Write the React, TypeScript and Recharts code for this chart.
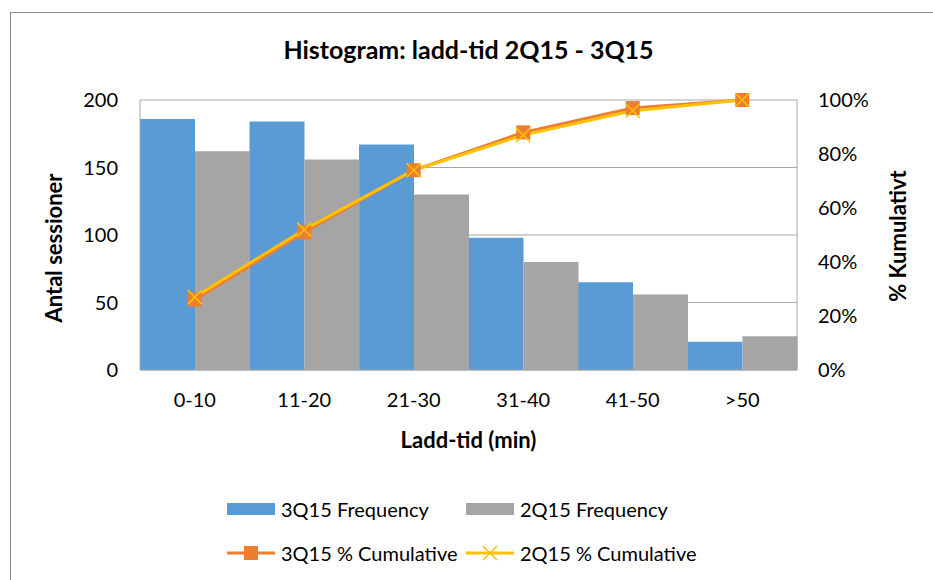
import React from 'react';
import { ComposedChart, Bar, Line, XAxis, YAxis, CartesianGrid, Legend, Label } from 'recharts';

const categories = ['0-10', '11-20', '21-30', '31-40', '41-50', '>50'];
const freq3Q15 = [186, 184, 167, 98, 65, 21];
const freq2Q15 = [162, 156, 130, 80, 56, 25];
const cum3Q15 = [26, 51, 74, 88, 97, 100];
const cum2Q15 = [27, 52, 74, 87, 96, 100];
const leftTicks = [0, 50, 100, 150, 200];
const rightTicks = [0, 20, 40, 60, 80, 100];

const data = categories.map((range, i) => ({
  range,
  f3: freq3Q15[i],
  f2: freq2Q15[i],
  c3: cum3Q15[i],
  c2: cum2Q15[i],
}));

const FONT = 'Lato, "Open Sans", sans-serif';
const BLUE = '#5B9BD5';
const GRAY = '#A5A5A5';
const ORANGE = '#ED7D31';
const YELLOW = '#FFC000';
const GRID = '#A6A6A6';

const SquareDot = (props: any) => {
  const { cx, cy, index } = props;
  if (cx == null || cy == null) return null;
  return <rect key={`sq-${index}`} x={cx - 7} y={cy - 7} width={14} height={14} fill={ORANGE} />;
};

const CrossDot = (props: any) => {
  const { cx, cy, index } = props;
  if (cx == null || cy == null) return null;
  return (
    <g key={`x-${index}`}>
      <line x1={cx - 7} y1={cy - 7} x2={cx + 7} y2={cy + 7} stroke={YELLOW} strokeWidth={1.5} />
      <line x1={cx - 7} y1={cy + 7} x2={cx + 7} y2={cy - 7} stroke={YELLOW} strokeWidth={1.5} />
    </g>
  );
};

const legendPos: Record<string, { left: number; top: number }> = {
  f3: { left: 227, top: 0 },
  f2: { left: 466, top: 0 },
  c3: { left: 227, top: 44 },
  c2: { left: 466, top: 44 },
};

const LegendIcon = ({ dataKey }: { dataKey: string }) => {
  if (dataKey === 'f3' || dataKey === 'f2') {
    return (
      <svg width={48} height={14}>
        <rect x={0} y={1} width={48} height={12} fill={dataKey === 'f3' ? BLUE : GRAY} />
      </svg>
    );
  }
  const color = dataKey === 'c3' ? ORANGE : YELLOW;
  return (
    <svg width={48} height={16}>
      <line x1={0} y1={8} x2={48} y2={8} stroke={color} strokeWidth={3} />
      {dataKey === 'c3' ? (
        <rect x={17} y={1} width={14} height={14} fill={ORANGE} />
      ) : (
        <g>
          <line x1={17} y1={1} x2={31} y2={15} stroke={YELLOW} strokeWidth={1.5} />
          <line x1={17} y1={15} x2={31} y2={1} stroke={YELLOW} strokeWidth={1.5} />
        </g>
      )}
    </svg>
  );
};

const renderLegend = (props: any) => {
  const { payload } = props;
  return (
    <div style={{ position: 'relative', width: 933, height: 70 }}>
      {payload.map((p: any) => {
        const pos = legendPos[p.dataKey];
        if (!pos) return null;
        return (
          <div
            key={p.dataKey}
            style={{
              position: 'absolute',
              left: pos.left,
              top: pos.top,
              display: 'flex',
              alignItems: 'center',
              gap: 6,
              fontFamily: FONT,
              fontSize: 20,
              color: '#000',
              whiteSpace: 'nowrap',
              lineHeight: '28px',
            }}
          >
            <LegendIcon dataKey={p.dataKey} />
            <span>{p.value}</span>
          </div>
        );
      })}
    </div>
  );
};

const YLeftLabel = (props: any) => {
  const { viewBox } = props;
  const x = viewBox.x + 53;
  const y = viewBox.y + viewBox.height / 2 + 13;
  return (
    <text x={x} y={y} transform={`rotate(-90 ${x} ${y})`} textAnchor="middle" dominantBaseline="central"
      style={{ fontFamily: FONT, fontSize: 22, fontWeight: 700, fill: '#000' }}>
      Antal sessioner
    </text>
  );
};

const YRightLabel = (props: any) => {
  const { viewBox } = props;
  const x = viewBox.x + 100;
  const y = viewBox.y + viewBox.height / 2 + 1;
  return (
    <text x={x} y={y} transform={`rotate(-90 ${x} ${y})`} textAnchor="middle" dominantBaseline="central"
      style={{ fontFamily: FONT, fontSize: 22, fontWeight: 700, fill: '#000' }}>
      % Kumulativt
    </text>
  );
};

export default function App() {
  return (
    <div style={{ position: 'absolute', left: 0, top: 0, width: 933, height: 580, background: '#fff', overflow: 'hidden' }}>
      <div style={{ position: 'absolute', left: 10, top: 12, width: 1000, height: 1000, borderLeft: '1px solid #8C8C8C', borderTop: '1px solid #8C8C8C' }} />
      <div
        style={{
          position: 'absolute',
          left: 0,
          top: 34,
          width: 937,
          textAlign: 'center',
          fontFamily: FONT,
          fontSize: 25,
          fontWeight: 700,
          color: '#000',
        }}
      >
        Histogram: ladd-tid 2Q15 - 3Q15
      </div>
      <div style={{ position: 'absolute', left: 0, top: 0 }}>
        <ComposedChart
          width={933}
          height={580}
          data={data}
          margin={{ top: 100, right: 0, bottom: 130, left: 0 }}
          barCategoryGap={0}
          barGap={0}
        >
          <CartesianGrid vertical={false} stroke={GRID} yAxisId="left" />
          <XAxis
            dataKey="range"
            height={80}
            tickLine={false}
            axisLine={{ stroke: GRID }}
            tickMargin={17}
            tick={{ fontFamily: FONT, fontSize: 20, fill: '#000' }}
          >
            <Label value="Ladd-tid (min)" position="insideBottom" offset={2}
              style={{ fontFamily: FONT, fontSize: 22, fontWeight: 700, fill: '#000' }} />
          </XAxis>
          <YAxis
            yAxisId="left"
            width={140}
            domain={[0, 200]}
            ticks={leftTicks}
            tickLine={false}
            axisLine={{ stroke: GRID }}
            tickMargin={16}
            tick={{ fontFamily: FONT, fontSize: 20, fill: '#000' }}
          >
            <Label content={<YLeftLabel />} />
          </YAxis>
          <YAxis
            yAxisId="right"
            orientation="right"
            width={136}
            domain={[0, 100]}
            ticks={rightTicks}
            tickFormatter={(v: number) => `${v}%`}
            tickLine={false}
            axisLine={{ stroke: GRID }}
            tickMargin={15}
            tick={{ fontFamily: FONT, fontSize: 20, fill: '#000', textAnchor: 'start' }}
          >
            <Label content={<YRightLabel />} />
          </YAxis>
          <Bar yAxisId="left" dataKey="f3" name="3Q15 Frequency" fill={BLUE} isAnimationActive={false} />
          <Bar yAxisId="left" dataKey="f2" name="2Q15 Frequency" fill={GRAY} isAnimationActive={false} />
          <Line yAxisId="right" dataKey="c3" name="3Q15 % Cumulative" stroke={ORANGE} strokeWidth={3}
            dot={<SquareDot />} activeDot={false} isAnimationActive={false} />
          <Line yAxisId="right" dataKey="c2" name="2Q15 % Cumulative" stroke={YELLOW} strokeWidth={3}
            dot={<CrossDot />} activeDot={false} isAnimationActive={false} />
          <Legend
            layout="horizontal"
            verticalAlign="middle"
            align="center"
            content={renderLegend}
            wrapperStyle={{ position: 'absolute', left: 0, top: 495, width: 933 }}
          />
        </ComposedChart>
      </div>
    </div>
  );
}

STATED TASK: Return each line of the data that contains the string "React".

WRITTEN ANSWER:
Write the React, TypeScript and Recharts code for this chart.
import React from 'react';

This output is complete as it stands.